### Goal
Take the listing from its first line through the line that contains "plt.rcParams['font.family'] = ['Lato', 'DejaVu" and please retype those lines exactly, leaving out the pictures.
··· Dataset section ···
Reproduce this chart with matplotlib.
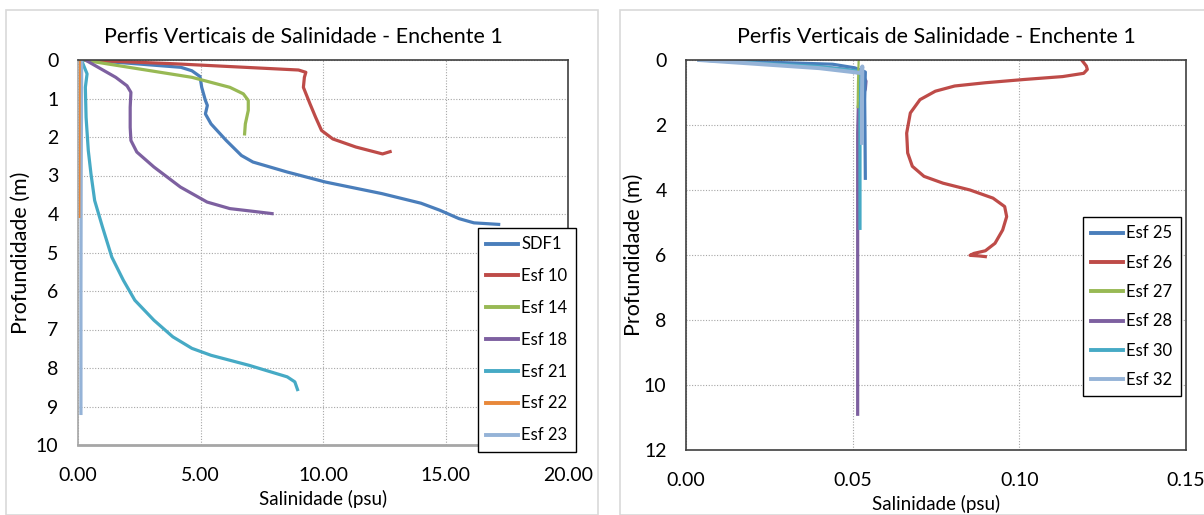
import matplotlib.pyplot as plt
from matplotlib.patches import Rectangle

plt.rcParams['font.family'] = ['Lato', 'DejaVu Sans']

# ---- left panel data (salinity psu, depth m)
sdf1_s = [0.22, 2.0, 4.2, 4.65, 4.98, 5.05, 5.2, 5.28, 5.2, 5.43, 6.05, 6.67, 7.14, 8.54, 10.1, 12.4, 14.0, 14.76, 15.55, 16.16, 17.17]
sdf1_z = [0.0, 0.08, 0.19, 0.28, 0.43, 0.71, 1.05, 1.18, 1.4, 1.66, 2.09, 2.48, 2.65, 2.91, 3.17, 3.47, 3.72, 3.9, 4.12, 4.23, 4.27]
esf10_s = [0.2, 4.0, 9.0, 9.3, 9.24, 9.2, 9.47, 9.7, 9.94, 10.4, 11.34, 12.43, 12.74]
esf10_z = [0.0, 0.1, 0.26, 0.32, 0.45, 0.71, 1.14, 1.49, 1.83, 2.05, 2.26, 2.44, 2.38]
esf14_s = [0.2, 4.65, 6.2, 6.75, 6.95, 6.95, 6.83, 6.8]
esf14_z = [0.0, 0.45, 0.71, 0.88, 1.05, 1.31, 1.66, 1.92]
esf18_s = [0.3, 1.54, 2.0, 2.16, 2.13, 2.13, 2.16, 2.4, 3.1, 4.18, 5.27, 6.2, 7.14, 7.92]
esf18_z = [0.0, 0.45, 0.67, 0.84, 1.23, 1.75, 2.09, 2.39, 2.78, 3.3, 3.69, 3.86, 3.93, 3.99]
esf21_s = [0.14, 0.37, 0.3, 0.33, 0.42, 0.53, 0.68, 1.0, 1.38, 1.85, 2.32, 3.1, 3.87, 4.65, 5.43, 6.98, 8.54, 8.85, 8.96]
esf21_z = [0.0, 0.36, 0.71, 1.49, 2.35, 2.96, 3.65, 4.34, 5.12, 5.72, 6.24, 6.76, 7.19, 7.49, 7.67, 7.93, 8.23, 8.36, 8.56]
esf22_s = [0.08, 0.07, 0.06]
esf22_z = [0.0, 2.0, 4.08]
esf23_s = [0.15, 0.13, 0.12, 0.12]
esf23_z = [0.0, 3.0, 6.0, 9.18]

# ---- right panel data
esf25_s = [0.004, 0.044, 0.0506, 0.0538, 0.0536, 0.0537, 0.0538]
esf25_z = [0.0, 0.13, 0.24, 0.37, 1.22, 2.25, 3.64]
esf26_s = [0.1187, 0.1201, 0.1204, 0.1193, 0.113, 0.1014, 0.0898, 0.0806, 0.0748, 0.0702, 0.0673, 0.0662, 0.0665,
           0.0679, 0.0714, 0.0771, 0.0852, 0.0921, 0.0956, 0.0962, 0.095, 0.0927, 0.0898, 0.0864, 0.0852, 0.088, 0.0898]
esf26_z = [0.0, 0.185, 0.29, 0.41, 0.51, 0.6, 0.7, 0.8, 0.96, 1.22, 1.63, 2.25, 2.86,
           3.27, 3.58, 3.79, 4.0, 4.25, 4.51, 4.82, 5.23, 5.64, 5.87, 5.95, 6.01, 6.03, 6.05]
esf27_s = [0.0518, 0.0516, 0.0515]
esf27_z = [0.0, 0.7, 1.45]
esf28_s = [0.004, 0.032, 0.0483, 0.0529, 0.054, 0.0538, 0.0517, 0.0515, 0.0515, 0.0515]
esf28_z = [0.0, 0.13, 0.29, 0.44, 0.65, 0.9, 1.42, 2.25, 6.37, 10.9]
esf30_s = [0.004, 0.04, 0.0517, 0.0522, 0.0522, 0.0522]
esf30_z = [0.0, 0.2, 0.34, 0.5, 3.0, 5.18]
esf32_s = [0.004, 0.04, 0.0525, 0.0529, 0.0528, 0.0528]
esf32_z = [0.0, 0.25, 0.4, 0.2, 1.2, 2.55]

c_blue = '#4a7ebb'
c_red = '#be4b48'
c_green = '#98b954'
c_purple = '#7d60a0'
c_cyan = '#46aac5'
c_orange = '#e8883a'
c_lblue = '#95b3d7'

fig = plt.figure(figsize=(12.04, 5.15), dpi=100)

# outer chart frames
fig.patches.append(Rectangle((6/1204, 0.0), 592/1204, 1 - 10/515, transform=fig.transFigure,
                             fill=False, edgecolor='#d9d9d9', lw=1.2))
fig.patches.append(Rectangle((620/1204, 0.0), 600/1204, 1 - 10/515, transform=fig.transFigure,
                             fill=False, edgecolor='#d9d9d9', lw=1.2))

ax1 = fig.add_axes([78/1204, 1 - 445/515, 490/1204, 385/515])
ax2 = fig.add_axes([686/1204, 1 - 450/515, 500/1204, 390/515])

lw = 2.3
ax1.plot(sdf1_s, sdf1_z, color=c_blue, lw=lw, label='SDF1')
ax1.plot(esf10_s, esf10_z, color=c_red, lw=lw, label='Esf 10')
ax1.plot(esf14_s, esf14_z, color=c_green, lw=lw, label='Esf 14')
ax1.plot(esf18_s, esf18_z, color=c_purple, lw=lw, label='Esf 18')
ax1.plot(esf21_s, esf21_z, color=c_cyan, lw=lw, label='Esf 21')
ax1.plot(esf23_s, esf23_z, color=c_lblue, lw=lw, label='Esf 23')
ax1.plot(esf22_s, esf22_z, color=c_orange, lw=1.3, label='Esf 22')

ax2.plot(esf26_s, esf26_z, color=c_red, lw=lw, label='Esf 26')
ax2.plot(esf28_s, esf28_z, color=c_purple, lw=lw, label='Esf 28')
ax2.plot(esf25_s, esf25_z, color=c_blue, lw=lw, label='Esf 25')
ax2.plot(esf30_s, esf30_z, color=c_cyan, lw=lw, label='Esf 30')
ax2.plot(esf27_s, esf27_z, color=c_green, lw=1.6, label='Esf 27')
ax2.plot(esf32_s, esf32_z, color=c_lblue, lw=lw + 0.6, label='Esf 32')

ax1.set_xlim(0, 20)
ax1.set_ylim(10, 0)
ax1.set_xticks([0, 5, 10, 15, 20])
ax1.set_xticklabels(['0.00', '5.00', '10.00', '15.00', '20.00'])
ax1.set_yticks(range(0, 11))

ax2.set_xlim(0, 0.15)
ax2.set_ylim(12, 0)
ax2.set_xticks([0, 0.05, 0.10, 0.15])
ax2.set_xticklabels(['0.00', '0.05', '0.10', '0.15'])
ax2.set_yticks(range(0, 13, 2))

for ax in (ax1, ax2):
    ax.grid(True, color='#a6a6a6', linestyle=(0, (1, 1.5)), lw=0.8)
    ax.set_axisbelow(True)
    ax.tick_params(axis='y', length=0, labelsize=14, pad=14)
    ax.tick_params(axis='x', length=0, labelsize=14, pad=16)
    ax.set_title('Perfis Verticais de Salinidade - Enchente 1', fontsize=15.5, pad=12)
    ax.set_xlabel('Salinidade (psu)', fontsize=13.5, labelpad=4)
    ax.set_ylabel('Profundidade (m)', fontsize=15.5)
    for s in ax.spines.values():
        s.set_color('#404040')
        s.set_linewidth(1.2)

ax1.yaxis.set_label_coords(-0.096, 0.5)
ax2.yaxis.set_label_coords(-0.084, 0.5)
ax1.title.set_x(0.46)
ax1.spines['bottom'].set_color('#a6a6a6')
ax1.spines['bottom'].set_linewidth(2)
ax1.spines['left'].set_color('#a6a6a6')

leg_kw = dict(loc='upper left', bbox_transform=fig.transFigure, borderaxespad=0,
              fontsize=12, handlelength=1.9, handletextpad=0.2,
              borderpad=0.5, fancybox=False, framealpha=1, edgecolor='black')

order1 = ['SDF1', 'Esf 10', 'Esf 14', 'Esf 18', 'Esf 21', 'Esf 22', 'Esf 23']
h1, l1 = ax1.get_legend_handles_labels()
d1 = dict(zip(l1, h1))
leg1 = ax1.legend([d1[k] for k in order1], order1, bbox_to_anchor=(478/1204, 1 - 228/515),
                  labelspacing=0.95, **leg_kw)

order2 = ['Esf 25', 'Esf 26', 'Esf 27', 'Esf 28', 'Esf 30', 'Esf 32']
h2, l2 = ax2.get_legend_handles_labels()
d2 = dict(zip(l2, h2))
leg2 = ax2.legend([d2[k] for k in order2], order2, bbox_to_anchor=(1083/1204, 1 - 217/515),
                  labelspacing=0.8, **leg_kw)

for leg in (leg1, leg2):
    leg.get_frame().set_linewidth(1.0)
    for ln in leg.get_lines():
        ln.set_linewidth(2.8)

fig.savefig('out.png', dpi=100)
···
### Exercise solution
Reproduce this chart with matplotlib.
import matplotlib.pyplot as plt
from matplotlib.patches import Rectangle

plt.rcParams['font.family'] = ['Lato', 'DejaVu Sans']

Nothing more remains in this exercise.